- **GIVEN INFORMATION**:
******

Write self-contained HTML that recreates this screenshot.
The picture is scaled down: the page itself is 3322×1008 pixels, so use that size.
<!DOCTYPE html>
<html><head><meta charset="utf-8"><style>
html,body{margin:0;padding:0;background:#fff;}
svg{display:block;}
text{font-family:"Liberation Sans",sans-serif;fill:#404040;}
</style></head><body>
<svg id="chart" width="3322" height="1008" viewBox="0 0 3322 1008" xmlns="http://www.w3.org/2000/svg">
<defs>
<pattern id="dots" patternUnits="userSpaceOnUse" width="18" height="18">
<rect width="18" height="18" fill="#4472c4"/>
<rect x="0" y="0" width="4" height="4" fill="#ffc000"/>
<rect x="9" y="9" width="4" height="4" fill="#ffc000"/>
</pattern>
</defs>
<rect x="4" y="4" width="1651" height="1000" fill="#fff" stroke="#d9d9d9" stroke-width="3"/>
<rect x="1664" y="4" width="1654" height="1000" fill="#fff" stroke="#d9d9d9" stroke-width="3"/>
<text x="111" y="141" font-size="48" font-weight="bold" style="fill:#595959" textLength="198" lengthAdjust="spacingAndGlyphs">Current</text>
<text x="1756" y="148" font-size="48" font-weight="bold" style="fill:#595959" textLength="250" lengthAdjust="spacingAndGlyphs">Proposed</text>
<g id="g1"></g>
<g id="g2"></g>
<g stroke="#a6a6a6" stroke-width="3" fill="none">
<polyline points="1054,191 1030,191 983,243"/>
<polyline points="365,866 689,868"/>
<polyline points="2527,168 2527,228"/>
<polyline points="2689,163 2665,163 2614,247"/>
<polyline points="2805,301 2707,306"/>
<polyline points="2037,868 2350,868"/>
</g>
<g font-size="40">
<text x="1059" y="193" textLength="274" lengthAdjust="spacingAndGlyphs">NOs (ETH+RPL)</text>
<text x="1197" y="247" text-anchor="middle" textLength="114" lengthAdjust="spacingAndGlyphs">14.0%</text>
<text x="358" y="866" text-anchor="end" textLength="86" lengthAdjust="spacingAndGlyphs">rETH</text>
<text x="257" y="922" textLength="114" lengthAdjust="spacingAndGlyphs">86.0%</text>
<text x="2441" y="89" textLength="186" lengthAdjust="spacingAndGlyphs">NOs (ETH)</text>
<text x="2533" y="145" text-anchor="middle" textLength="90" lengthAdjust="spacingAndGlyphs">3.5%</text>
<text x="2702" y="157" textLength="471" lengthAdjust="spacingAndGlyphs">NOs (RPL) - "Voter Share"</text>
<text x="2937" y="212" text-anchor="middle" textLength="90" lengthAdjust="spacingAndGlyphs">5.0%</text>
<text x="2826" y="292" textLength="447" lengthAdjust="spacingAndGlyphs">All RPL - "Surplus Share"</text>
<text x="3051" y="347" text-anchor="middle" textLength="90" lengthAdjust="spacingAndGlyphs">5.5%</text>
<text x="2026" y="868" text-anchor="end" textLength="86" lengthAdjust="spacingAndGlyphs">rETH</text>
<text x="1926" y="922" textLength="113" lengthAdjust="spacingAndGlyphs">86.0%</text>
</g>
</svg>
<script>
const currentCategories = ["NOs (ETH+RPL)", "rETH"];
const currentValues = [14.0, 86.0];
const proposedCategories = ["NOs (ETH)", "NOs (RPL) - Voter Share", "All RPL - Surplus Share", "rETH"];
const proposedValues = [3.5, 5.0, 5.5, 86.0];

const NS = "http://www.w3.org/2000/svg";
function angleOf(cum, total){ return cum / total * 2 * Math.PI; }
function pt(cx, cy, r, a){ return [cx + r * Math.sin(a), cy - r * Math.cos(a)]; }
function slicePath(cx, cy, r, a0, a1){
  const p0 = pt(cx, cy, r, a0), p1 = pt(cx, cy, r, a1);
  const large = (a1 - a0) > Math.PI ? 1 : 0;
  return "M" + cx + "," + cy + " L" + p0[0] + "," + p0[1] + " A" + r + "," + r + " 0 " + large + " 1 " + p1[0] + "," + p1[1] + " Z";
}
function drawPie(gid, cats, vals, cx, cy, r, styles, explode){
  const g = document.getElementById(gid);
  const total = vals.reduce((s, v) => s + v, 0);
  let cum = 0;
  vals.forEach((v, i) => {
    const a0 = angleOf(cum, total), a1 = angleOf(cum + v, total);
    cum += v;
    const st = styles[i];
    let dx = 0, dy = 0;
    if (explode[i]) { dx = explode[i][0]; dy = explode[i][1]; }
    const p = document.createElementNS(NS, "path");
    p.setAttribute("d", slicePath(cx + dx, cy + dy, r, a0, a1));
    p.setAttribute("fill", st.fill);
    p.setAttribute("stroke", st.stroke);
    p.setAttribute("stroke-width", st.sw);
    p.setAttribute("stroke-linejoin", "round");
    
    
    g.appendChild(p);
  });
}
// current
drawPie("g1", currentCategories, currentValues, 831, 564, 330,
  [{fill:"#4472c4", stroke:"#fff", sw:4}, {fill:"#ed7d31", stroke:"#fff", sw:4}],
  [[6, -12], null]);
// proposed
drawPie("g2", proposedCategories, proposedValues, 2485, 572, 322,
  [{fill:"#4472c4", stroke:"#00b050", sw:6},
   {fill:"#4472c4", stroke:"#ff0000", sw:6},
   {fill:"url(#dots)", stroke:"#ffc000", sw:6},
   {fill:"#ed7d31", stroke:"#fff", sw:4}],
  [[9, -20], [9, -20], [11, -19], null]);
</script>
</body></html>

******

- **SHORT EXERCISE**: Your task is to quote all of the data word for word.

- **THE REPLY**:
Write self-contained HTML that recreates this screenshot.
The picture is scaled down: the page itself is 3322×1008 pixels, so use that size.
<!DOCTYPE html>
<html><head><meta charset="utf-8"><style>
html,body{margin:0;padding:0;background:#fff;}
svg{display:block;}
text{font-family:"Liberation Sans",sans-serif;fill:#404040;}
</style></head><body>
<svg id="chart" width="3322" height="1008" viewBox="0 0 3322 1008" xmlns="http://www.w3.org/2000/svg">
<defs>
<pattern id="dots" patternUnits="userSpaceOnUse" width="18" height="18">
<rect width="18" height="18" fill="#4472c4"/>
<rect x="0" y="0" width="4" height="4" fill="#ffc000"/>
<rect x="9" y="9" width="4" height="4" fill="#ffc000"/>
</pattern>
</defs>
<rect x="4" y="4" width="1651" height="1000" fill="#fff" stroke="#d9d9d9" stroke-width="3"/>
<rect x="1664" y="4" width="1654" height="1000" fill="#fff" stroke="#d9d9d9" stroke-width="3"/>
<text x="111" y="141" font-size="48" font-weight="bold" style="fill:#595959" textLength="198" lengthAdjust="spacingAndGlyphs">Current</text>
<text x="1756" y="148" font-size="48" font-weight="bold" style="fill:#595959" textLength="250" lengthAdjust="spacingAndGlyphs">Proposed</text>
<g id="g1"></g>
<g id="g2"></g>
<g stroke="#a6a6a6" stroke-width="3" fill="none">
<polyline points="1054,191 1030,191 983,243"/>
<polyline points="365,866 689,868"/>
<polyline points="2527,168 2527,228"/>
<polyline points="2689,163 2665,163 2614,247"/>
<polyline points="2805,301 2707,306"/>
<polyline points="2037,868 2350,868"/>
</g>
<g font-size="40">
<text x="1059" y="193" textLength="274" lengthAdjust="spacingAndGlyphs">NOs (ETH+RPL)</text>
<text x="1197" y="247" text-anchor="middle" textLength="114" lengthAdjust="spacingAndGlyphs">14.0%</text>
<text x="358" y="866" text-anchor="end" textLength="86" lengthAdjust="spacingAndGlyphs">rETH</text>
<text x="257" y="922" textLength="114" lengthAdjust="spacingAndGlyphs">86.0%</text>
<text x="2441" y="89" textLength="186" lengthAdjust="spacingAndGlyphs">NOs (ETH)</text>
<text x="2533" y="145" text-anchor="middle" textLength="90" lengthAdjust="spacingAndGlyphs">3.5%</text>
<text x="2702" y="157" textLength="471" lengthAdjust="spacingAndGlyphs">NOs (RPL) - "Voter Share"</text>
<text x="2937" y="212" text-anchor="middle" textLength="90" lengthAdjust="spacingAndGlyphs">5.0%</text>
<text x="2826" y="292" textLength="447" lengthAdjust="spacingAndGlyphs">All RPL - "Surplus Share"</text>
<text x="3051" y="347" text-anchor="middle" textLength="90" lengthAdjust="spacingAndGlyphs">5.5%</text>
<text x="2026" y="868" text-anchor="end" textLength="86" lengthAdjust="spacingAndGlyphs">rETH</text>
<text x="1926" y="922" textLength="113" lengthAdjust="spacingAndGlyphs">86.0%</text>
</g>
</svg>
<script>
const currentCategories = ["NOs (ETH+RPL)", "rETH"];
const currentValues = [14.0, 86.0];
const proposedCategories = ["NOs (ETH)", "NOs (RPL) - Voter Share", "All RPL - Surplus Share", "rETH"];
const proposedValues = [3.5, 5.0, 5.5, 86.0];

const NS = "http://www.w3.org/2000/svg";
function angleOf(cum, total){ return cum / total * 2 * Math.PI; }
function pt(cx, cy, r, a){ return [cx + r * Math.sin(a), cy - r * Math.cos(a)]; }
function slicePath(cx, cy, r, a0, a1){
  const p0 = pt(cx, cy, r, a0), p1 = pt(cx, cy, r, a1);
  const large = (a1 - a0) > Math.PI ? 1 : 0;
  return "M" + cx + "," + cy + " L" + p0[0] + "," + p0[1] + " A" + r + "," + r + " 0 " + large + " 1 " + p1[0] + "," + p1[1] + " Z";
}
function drawPie(gid, cats, vals, cx, cy, r, styles, explode){
  const g = document.getElementById(gid);
  const total = vals.reduce((s, v) => s + v, 0);
  let cum = 0;
  vals.forEach((v, i) => {
    const a0 = angleOf(cum, total), a1 = angleOf(cum + v, total);
    cum += v;
    const st = styles[i];
    let dx = 0, dy = 0;
    if (explode[i]) { dx = explode[i][0]; dy = explode[i][1]; }
    const p = document.createElementNS(NS, "path");
    p.setAttribute("d", slicePath(cx + dx, cy + dy, r, a0, a1));
    p.setAttribute("fill", st.fill);
    p.setAttribute("stroke", st.stroke);
    p.setAttribute("stroke-width", st.sw);
    p.setAttribute("stroke-linejoin", "round");
    
    
    g.appendChild(p);
  });
}
// current
drawPie("g1", currentCategories, currentValues, 831, 564, 330,
  [{fill:"#4472c4", stroke:"#fff", sw:4}, {fill:"#ed7d31", stroke:"#fff", sw:4}],
  [[6, -12], null]);
// proposed
drawPie("g2", proposedCategories, proposedValues, 2485, 572, 322,
  [{fill:"#4472c4", stroke:"#00b050", sw:6},
   {fill:"#4472c4", stroke:"#ff0000", sw:6},
   {fill:"url(#dots)", stroke:"#ffc000", sw:6},
   {fill:"#ed7d31", stroke:"#fff", sw:4}],
  [[9, -20], [9, -20], [11, -19], null]);
</script>
</body></html>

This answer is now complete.